Mittlerweile hat Johannes Kahrs (SPD), als Vorsitzender des Jugendhilfeausschusses zuständig für das Spielhaus auf der Veddel, eine weitere Überlegung ins Spiel gebracht: Er möchte prüfen lassen, ob die Einrichtung nicht im Gemeindesaal der Immanuel-Kirche unterkommen kann. "Wenn man von der Kirche Räume anmietet, die nicht genutzt werden, könnte das die schlauere und billigere Lösung sein", sagt er.

Jini Holländer ist dagegen. "Auch im Gemeindesaal wäre keine Arbeit mit unterschiedlichen Gruppen möglich", sagt sie.

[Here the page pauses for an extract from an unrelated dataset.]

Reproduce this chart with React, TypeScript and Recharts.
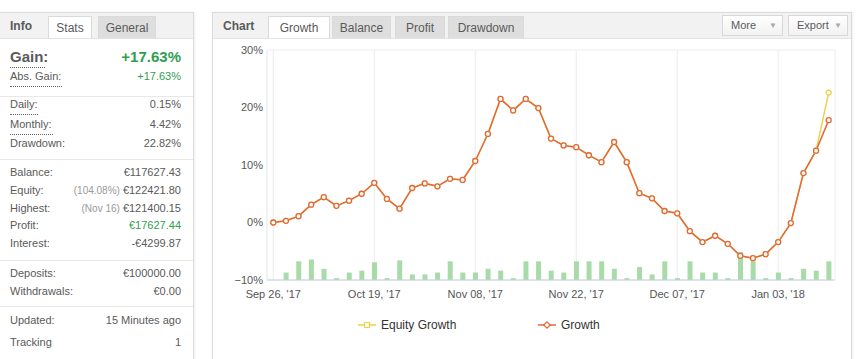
import React from 'react';
import { ComposedChart, Bar, Line, XAxis, YAxis, CartesianGrid } from 'recharts';

// growth in %, one value per point (left to right)
const growth = [
  0, 0.3, 1.1, 3.1, 4.4, 2.9, 3.8, 5.0, 6.9, 4.1, 2.4, 6.0, 6.8, 6.3, 7.6, 7.4,
  10.7, 15.4, 21.5, 19.5, 21.5, 19.9, 14.6, 13.4, 13.1, 11.7, 10.5, 14.0, 10.5,
  5.1, 4.2, 2.0, 1.6, -1.5, -3.4, -2.3, -3.7, -5.8, -6.2, -5.5, -3.4, -0.1, 8.6,
  12.5, 17.8,
];
const equityGrowth = [
  0, 0.3, 1.1, 3.1, 4.4, 2.9, 3.8, 5.0, 6.9, 4.1, 2.4, 6.0, 6.8, 6.3, 7.6, 7.4,
  10.7, 15.4, 21.5, 19.5, 21.5, 19.9, 14.6, 13.4, 13.1, 11.7, 10.5, 14.0, 10.5,
  5.1, 4.2, 2.0, 1.6, -1.5, -3.4, -2.3, -3.7, -5.8, -6.2, -5.5, -3.4, -0.1, 8.6,
  12.5, 22.6,
];
// activity bars along the bottom (relative units)
const activity = [
  0, 4, 10, 11, 6, 1, 4, 5, 9.5, 1, 10.5, 3, 3, 4, 10, 4, 4, 6, 5, 1, 10, 10, 5,
  4, 10, 10, 10, 6, 1, 7, 3, 10, 1, 10, 4, 4, 1, 15, 10, 1, 4, 1, 6, 5, 10,
];
const tickIndex = [0, 8, 16, 24, 32, 40];
const tickLabels = ["Sep 26, '17", "Oct 19, '17", "Nov 08, '17", "Nov 22, '17", "Dec 07, '17", "Jan 03, '18"];
const yTicks = [-10, 0, 10, 20, 30];

const stats = [
  { label: 'Abs. Gain:', value: '+17.63%', top: 70, green: true, dotted: 52 },
  { label: 'Daily:', value: '0.15%', top: 98, dotted: 28 },
  { label: 'Monthly:', value: '4.42%', top: 118, dotted: 43 },
  { label: 'Drawdown:', value: '22.82%', top: 137 },
  { label: 'Balance:', value: '€117627.43', top: 166 },
  { label: 'Equity:', value: '€122421.80', note: '(104.08%)', top: 184 },
  { label: 'Highest:', value: '€121400.15', note: '(Nov 16)', top: 202 },
  { label: 'Profit:', value: '€17627.44', top: 219, green: true },
  { label: 'Interest:', value: '-€4299.87', top: 237 },
  { label: 'Deposits:', value: '€100000.00', top: 267 },
  { label: 'Withdrawals:', value: '€0.00', top: 285 },
  { label: 'Updated:', value: '15 Minutes ago', top: 314 },
  { label: 'Tracking', value: '1', top: 336 },
];
const separators = [96, 159, 260, 306];

const data = growth.map((g, i) => ({ idx: i, growth: g, equity: equityGrowth[i], activity: activity[i] }));

const GREEN = '#2f9e4f';
const TEXT = '#5a5a5a';
const FONT = '"Liberation Sans", Arial, sans-serif';

const tab = (left: number, width: number, active: boolean): React.CSSProperties => ({
  position: 'absolute', left, top: 16, width, height: 22, boxSizing: 'border-box',
  background: active ? '#fff' : '#dedede', border: '1px solid #dadada', borderBottom: 'none',
  fontSize: 12, color: TEXT, textAlign: 'center', lineHeight: '22px',
});

const LegendItem = ({ left, color, label, shape }: { left: number; color: string; label: string; shape: 'square' | 'diamond' }) => (
  <div style={{ position: 'absolute', left, top: 317, height: 16, display: 'flex', alignItems: 'center' }}>
    <svg width={18} height={10}>
      <line x1={0} y1={5} x2={18} y2={5} stroke={color} strokeWidth={1.5} />
      {shape === 'square' ? (
        <rect x={6.5} y={2.5} width={5} height={5} fill="#fff" stroke={color} strokeWidth={1.2} />
      ) : (
        <path d="M9 1.8 L12.2 5 L9 8.2 L5.8 5 Z" fill="#fff" stroke={color} strokeWidth={1.2} />
      )}
    </svg>
    <span style={{ marginLeft: 5, fontSize: 12, color: '#333' }}>{label}</span>
  </div>
);

const Button = ({ left, width, text }: { left: number; width: number; text: string }) => (
  <div style={{
    position: 'absolute', left, top: 15, width, height: 21, boxSizing: 'border-box',
    border: '1px solid #d8d8d8', background: 'linear-gradient(#fff, #f2f2f2)', fontSize: 11, color: TEXT,
    lineHeight: '19px', paddingLeft: 8,
  }}>
    {text}
    <span style={{ position: 'absolute', right: 5, top: 0, fontSize: 8, color: '#aaa' }}>▼</span>
  </div>
);

export default function App() {
  return (
    <div style={{ position: 'absolute', left: 0, top: 0, width: 860, height: 359, background: '#fff', fontFamily: FONT, overflow: 'hidden' }}>
      {/* left stats panel */}
      <div style={{ position: 'absolute', left: -1, top: 12, width: 195, height: 360, border: '1px solid #dcdcdc', boxShadow: '1px 0 2px rgba(0,0,0,0.07)', boxSizing: 'border-box' }} />
      <div style={{ position: 'absolute', left: 0, top: 13, width: 193, height: 25, background: '#f2f2f2', borderBottom: '1px solid #e4e4e4' }} />
      <div style={{ position: 'absolute', left: 10, top: 19, fontSize: 12, fontWeight: 'bold', color: TEXT }}>Info</div>
      <div style={tab(48, 44, true)}>Stats</div>
      <div style={tab(98, 58, false)}>General</div>

      <div style={{ position: 'absolute', left: 10, top: 48, fontSize: 15, fontWeight: 'bold', color: TEXT }}>Gain:</div>
      <div style={{ position: 'absolute', left: 10, top: 67, width: 35, borderTop: '1px dotted #666' }} />
      <div style={{ position: 'absolute', right: 860 - 181, top: 48, fontSize: 15, fontWeight: 'bold', color: GREEN }}>+17.63%</div>
      {stats.map((s) => (
        <React.Fragment key={s.label}>
          <div style={{ position: 'absolute', left: 10, top: s.top, fontSize: 11, color: TEXT }}>{s.label}</div>
          {s.dotted ? <div style={{ position: 'absolute', left: 10, top: s.top + 16, width: s.dotted, borderTop: '1px dotted #666' }} /> : null}
          <div style={{ position: 'absolute', right: 860 - 181, top: s.top, fontSize: 11, color: s.green ? GREEN : TEXT, whiteSpace: 'nowrap' }}>
            {s.note ? <span style={{ color: '#999', fontSize: 10, marginRight: 3 }}>{s.note}</span> : null}
            {s.value}
          </div>
        </React.Fragment>
      ))}
      {separators.map((y) => (
        <div key={y} style={{ position: 'absolute', left: 0, top: y, width: 193, borderTop: '1px solid #e8e8e8' }} />
      ))}

      {/* right chart panel */}
      <div style={{ position: 'absolute', left: 212, top: 12, width: 640, height: 360, border: '1px solid #dcdcdc', boxShadow: '1px 0 2px rgba(0,0,0,0.07)', boxSizing: 'border-box' }} />
      <div style={{ position: 'absolute', left: 213, top: 13, width: 638, height: 25, background: '#f2f2f2', borderBottom: '1px solid #e4e4e4' }} />
      <div style={{ position: 'absolute', left: 223, top: 19, fontSize: 12, fontWeight: 'bold', color: TEXT }}>Chart</div>
      <div style={tab(268, 62, true)}>Growth</div>
      <div style={tab(332, 59, false)}>Balance</div>
      <div style={tab(395, 50, false)}>Profit</div>
      <div style={tab(448, 76, false)}>Drawdown</div>
      <Button left={722} width={61} text="More" />
      <Button left={788} width={60} text="Export" />

      <div style={{ position: 'absolute', left: 213, top: 40 }}>
        <ComposedChart width={640} height={319} data={data} margin={{ top: 10, right: 18, bottom: 0, left: 0 }}>
          <CartesianGrid stroke="#ececec" />
          <XAxis
            dataKey="idx"
            ticks={tickIndex}
            tickFormatter={(v) => tickLabels[tickIndex.indexOf(v)]}
            interval={0}
            height={79}
            tickLine={false}
            tickSize={0}
            tickMargin={10}
            axisLine={{ stroke: '#c0d0e0' }}
            tick={{ fontSize: 11, fill: '#555', fontFamily: FONT }}
          />
          <YAxis
            yAxisId="pct"
            domain={[-10, 30]}
            ticks={yTicks}
            width={54}
            tickLine={false}
            tickSize={0}
            tickMargin={4}
            axisLine={{ stroke: '#eeeeee' }}
            tickFormatter={(v) => (v < 0 ? `\u2212${-v}%` : `${v}%`)}
            tick={{ fontSize: 11, fill: '#555', fontFamily: FONT }}
          />
          <YAxis yAxisId="act" orientation="right" domain={[0, 123.2]} width={0} tick={false} tickLine={false} axisLine={{ stroke: '#eeeeee' }} />
          <Bar yAxisId="act" dataKey="activity" fill="#a8dba8" barSize={5} isAnimationActive={false} />
          <Line
            yAxisId="pct"
            dataKey="equity"
            stroke="#ecd34f"
            strokeWidth={1.5}
            dot={{ r: 2.5, fill: '#fff', stroke: '#ecd34f', strokeWidth: 1.3 }}
            isAnimationActive={false}
          />
          <Line
            yAxisId="pct"
            dataKey="growth"
            stroke="#e2683a"
            strokeWidth={1.5}
            dot={{ r: 2.5, fill: '#fff', stroke: '#e2683a', strokeWidth: 1.3 }}
            isAnimationActive={false}
          />
        </ComposedChart>
      </div>

      <LegendItem left={358} color="#ecd34f" label="Equity Growth" shape="square" />
      <LegendItem left={538} color="#e2683a" label="Growth" shape="diamond" />
    </div>
  );
}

Die 62-Jährige hat Angst um das Fortbestehen der Einrichtung, die sie seit 20 Jahren leitet und als ihr "Baby" betrachtet. "Hier herrscht ein liebevolles Miteinander sämtlicher Kulturen", sagt sie. "Das ist wichtig für die Kinder und ihre Familien in diesem schwierigen Stadtteil, das sollte nicht aufs Spiel gesetzt werden."

Aysel Koclu und Bülent Yapici können das nur bestätigen. Sie wurden früher selbst im Spielhaus betreut und schicken heute ihre Kinder hin - Aysel Koclu arbeitet sogar dort. "Ich war ein Schlüsselkind und hätte ohne Spielhaus nur die Straße oder die leere Wohnung gehabt", sagt die 34-Jährige. Und Bülent Yapici fügt hinzu: "Die Veddel braucht ein Spielhaus, in dem eine gute und kostenfreie Betreuung möglich ist."